▸ Information shown

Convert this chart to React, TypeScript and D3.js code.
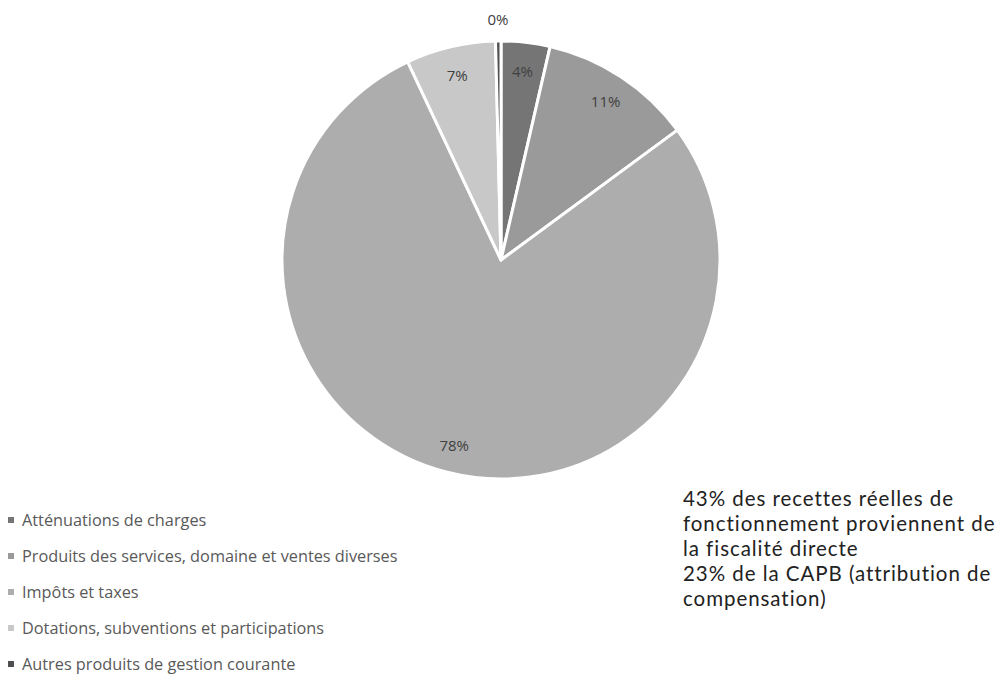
* * *
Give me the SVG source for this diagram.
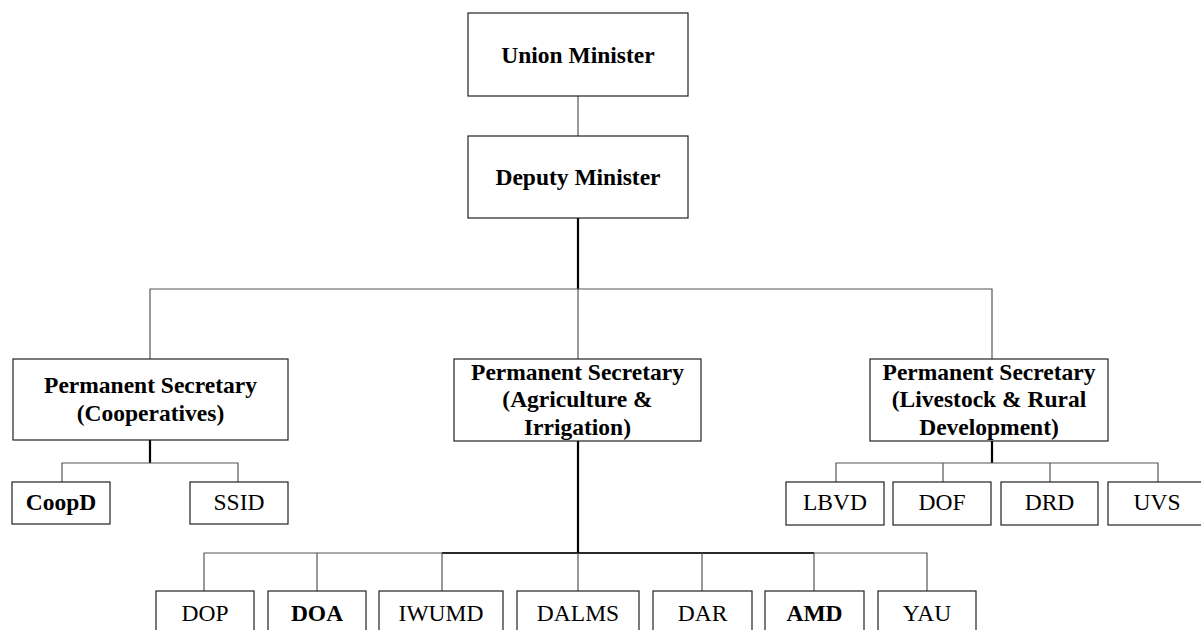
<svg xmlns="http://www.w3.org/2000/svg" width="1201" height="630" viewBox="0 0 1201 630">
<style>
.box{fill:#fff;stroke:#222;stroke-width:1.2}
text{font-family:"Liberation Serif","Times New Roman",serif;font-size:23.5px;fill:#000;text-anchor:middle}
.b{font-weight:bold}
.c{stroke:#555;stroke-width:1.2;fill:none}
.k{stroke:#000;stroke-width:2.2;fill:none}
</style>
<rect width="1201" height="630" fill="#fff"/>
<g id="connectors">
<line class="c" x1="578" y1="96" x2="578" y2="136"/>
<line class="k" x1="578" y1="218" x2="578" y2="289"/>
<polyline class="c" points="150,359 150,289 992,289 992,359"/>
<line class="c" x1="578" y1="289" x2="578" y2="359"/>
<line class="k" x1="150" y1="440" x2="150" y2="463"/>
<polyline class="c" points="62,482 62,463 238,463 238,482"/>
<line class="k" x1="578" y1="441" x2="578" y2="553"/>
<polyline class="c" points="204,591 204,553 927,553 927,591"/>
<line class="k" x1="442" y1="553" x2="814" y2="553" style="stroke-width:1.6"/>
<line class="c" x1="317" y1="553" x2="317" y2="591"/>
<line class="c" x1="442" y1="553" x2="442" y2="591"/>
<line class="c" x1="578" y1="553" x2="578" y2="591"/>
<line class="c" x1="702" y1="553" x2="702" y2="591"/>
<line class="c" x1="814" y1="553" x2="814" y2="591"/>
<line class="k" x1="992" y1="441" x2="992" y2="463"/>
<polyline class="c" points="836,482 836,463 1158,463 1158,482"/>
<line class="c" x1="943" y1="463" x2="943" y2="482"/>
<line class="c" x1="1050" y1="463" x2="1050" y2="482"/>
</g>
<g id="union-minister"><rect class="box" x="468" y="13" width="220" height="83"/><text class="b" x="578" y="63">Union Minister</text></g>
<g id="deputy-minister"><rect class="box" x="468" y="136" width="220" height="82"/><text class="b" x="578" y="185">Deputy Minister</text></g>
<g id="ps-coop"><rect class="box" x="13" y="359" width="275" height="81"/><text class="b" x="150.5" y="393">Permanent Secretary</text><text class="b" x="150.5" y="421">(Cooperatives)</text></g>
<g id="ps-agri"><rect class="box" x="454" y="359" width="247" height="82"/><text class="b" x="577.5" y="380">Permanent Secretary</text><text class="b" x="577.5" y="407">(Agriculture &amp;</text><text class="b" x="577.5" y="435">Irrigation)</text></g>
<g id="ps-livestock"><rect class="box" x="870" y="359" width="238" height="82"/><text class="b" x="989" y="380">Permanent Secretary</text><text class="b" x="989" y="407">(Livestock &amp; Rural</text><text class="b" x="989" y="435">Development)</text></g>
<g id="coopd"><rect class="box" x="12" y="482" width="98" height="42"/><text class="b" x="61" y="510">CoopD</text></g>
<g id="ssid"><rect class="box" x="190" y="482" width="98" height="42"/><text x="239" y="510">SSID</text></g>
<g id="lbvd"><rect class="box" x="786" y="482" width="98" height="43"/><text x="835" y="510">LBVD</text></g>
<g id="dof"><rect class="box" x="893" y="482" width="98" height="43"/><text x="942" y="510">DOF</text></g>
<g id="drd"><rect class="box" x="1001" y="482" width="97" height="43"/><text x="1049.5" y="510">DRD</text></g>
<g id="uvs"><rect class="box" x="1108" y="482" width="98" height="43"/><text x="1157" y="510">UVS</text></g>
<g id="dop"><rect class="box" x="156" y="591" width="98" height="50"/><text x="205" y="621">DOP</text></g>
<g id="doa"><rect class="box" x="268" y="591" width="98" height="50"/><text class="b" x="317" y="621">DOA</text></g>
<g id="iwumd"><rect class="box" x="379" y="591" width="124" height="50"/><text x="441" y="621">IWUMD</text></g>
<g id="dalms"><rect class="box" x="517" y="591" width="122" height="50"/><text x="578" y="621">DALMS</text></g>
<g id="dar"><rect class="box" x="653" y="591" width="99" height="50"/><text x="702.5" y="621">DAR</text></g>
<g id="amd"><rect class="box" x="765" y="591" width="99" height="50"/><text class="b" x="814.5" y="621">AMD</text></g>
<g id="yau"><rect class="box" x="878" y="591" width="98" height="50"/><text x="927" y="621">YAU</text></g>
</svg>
==
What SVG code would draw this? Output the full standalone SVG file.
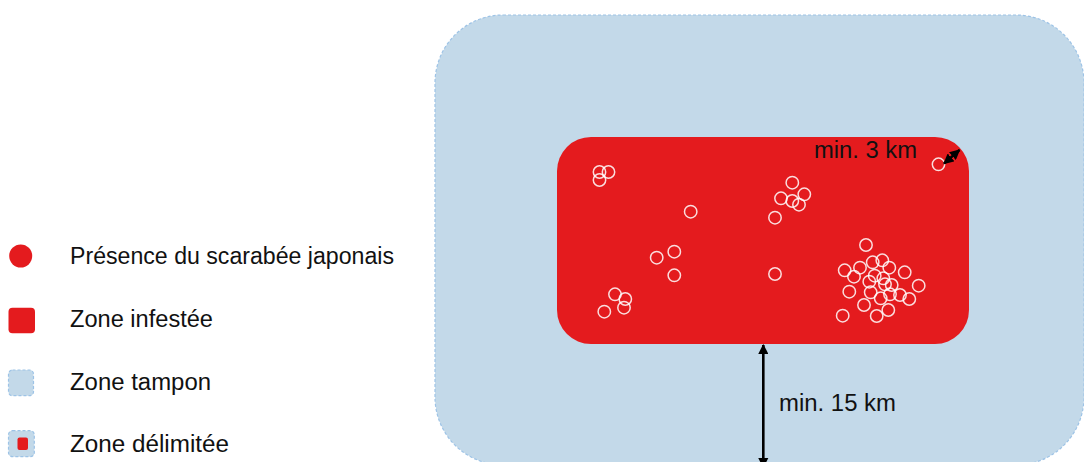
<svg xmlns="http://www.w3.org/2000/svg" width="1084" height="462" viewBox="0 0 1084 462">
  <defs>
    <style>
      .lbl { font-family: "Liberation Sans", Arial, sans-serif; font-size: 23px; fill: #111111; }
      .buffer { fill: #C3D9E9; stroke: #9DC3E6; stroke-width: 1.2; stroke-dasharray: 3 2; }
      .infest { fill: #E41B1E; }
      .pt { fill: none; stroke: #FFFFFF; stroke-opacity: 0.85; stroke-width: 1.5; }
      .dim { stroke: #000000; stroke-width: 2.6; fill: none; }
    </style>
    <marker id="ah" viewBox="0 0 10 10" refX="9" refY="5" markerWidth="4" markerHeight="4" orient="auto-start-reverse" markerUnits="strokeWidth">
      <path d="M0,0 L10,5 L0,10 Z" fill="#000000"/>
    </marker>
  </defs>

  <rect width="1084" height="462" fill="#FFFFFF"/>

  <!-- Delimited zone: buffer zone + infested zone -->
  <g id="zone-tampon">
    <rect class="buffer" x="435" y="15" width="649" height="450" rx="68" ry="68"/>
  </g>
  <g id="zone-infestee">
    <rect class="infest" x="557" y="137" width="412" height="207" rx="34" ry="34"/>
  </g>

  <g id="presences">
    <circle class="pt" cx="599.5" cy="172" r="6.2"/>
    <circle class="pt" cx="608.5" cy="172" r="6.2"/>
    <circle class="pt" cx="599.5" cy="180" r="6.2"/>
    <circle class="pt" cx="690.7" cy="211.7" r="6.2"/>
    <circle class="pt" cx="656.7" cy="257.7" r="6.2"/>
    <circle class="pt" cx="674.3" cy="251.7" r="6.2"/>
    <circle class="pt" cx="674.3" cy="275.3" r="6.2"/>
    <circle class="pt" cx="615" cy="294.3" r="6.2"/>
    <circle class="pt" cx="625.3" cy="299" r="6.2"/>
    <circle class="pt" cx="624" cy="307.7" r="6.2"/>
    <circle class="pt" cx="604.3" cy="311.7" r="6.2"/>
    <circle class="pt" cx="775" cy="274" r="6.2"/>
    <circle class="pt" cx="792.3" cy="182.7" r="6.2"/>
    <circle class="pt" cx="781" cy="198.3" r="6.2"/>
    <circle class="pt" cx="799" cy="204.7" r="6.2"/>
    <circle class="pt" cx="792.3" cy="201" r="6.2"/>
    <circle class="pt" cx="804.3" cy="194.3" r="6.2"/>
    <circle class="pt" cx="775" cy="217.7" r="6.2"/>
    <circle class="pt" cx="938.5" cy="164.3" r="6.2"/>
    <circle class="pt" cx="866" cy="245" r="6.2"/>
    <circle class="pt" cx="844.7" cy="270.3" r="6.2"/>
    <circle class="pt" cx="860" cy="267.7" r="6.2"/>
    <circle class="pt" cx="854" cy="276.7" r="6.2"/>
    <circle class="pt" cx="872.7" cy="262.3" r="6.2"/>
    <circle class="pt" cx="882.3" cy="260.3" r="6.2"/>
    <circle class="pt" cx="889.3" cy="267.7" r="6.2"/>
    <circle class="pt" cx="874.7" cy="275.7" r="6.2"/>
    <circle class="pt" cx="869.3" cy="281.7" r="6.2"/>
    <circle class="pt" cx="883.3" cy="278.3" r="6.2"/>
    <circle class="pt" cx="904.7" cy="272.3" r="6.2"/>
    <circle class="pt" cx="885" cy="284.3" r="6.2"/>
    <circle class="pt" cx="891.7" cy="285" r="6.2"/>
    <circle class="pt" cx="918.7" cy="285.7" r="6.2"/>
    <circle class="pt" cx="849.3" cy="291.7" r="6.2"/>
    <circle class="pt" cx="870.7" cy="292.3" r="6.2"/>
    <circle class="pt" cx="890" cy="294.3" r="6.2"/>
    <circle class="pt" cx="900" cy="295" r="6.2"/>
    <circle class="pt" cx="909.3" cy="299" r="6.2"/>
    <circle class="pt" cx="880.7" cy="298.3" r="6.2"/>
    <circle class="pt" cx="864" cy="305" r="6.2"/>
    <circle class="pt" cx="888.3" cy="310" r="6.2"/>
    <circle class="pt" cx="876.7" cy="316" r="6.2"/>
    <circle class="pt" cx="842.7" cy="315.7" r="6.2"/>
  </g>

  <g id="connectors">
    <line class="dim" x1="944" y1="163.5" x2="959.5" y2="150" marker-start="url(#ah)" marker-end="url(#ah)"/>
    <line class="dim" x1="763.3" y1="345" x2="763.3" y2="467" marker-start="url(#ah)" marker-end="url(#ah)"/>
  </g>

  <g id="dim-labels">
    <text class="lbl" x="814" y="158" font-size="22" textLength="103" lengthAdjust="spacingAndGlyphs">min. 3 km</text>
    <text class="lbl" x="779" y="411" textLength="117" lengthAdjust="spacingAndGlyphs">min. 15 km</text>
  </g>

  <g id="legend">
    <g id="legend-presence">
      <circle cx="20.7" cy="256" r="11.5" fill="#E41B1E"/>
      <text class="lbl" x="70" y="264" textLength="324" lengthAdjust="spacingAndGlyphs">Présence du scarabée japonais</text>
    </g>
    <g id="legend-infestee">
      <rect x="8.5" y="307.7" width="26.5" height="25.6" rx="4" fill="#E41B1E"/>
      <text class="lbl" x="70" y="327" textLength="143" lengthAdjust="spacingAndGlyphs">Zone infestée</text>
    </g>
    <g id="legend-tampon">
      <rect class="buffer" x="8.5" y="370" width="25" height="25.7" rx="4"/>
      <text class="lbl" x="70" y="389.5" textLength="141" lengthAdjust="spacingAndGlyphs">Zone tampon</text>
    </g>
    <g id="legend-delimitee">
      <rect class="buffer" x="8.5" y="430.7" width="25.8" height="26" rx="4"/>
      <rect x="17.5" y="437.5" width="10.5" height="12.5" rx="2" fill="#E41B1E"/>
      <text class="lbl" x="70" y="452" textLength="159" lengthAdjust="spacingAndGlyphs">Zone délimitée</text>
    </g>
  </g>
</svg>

▸ The task
Make a copy of each line that contains the string "this".

▸ Written response
Convert this chart to React, TypeScript and D3.js code.
Give me the SVG source for this diagram.
What SVG code would draw this? Output the full standalone SVG file.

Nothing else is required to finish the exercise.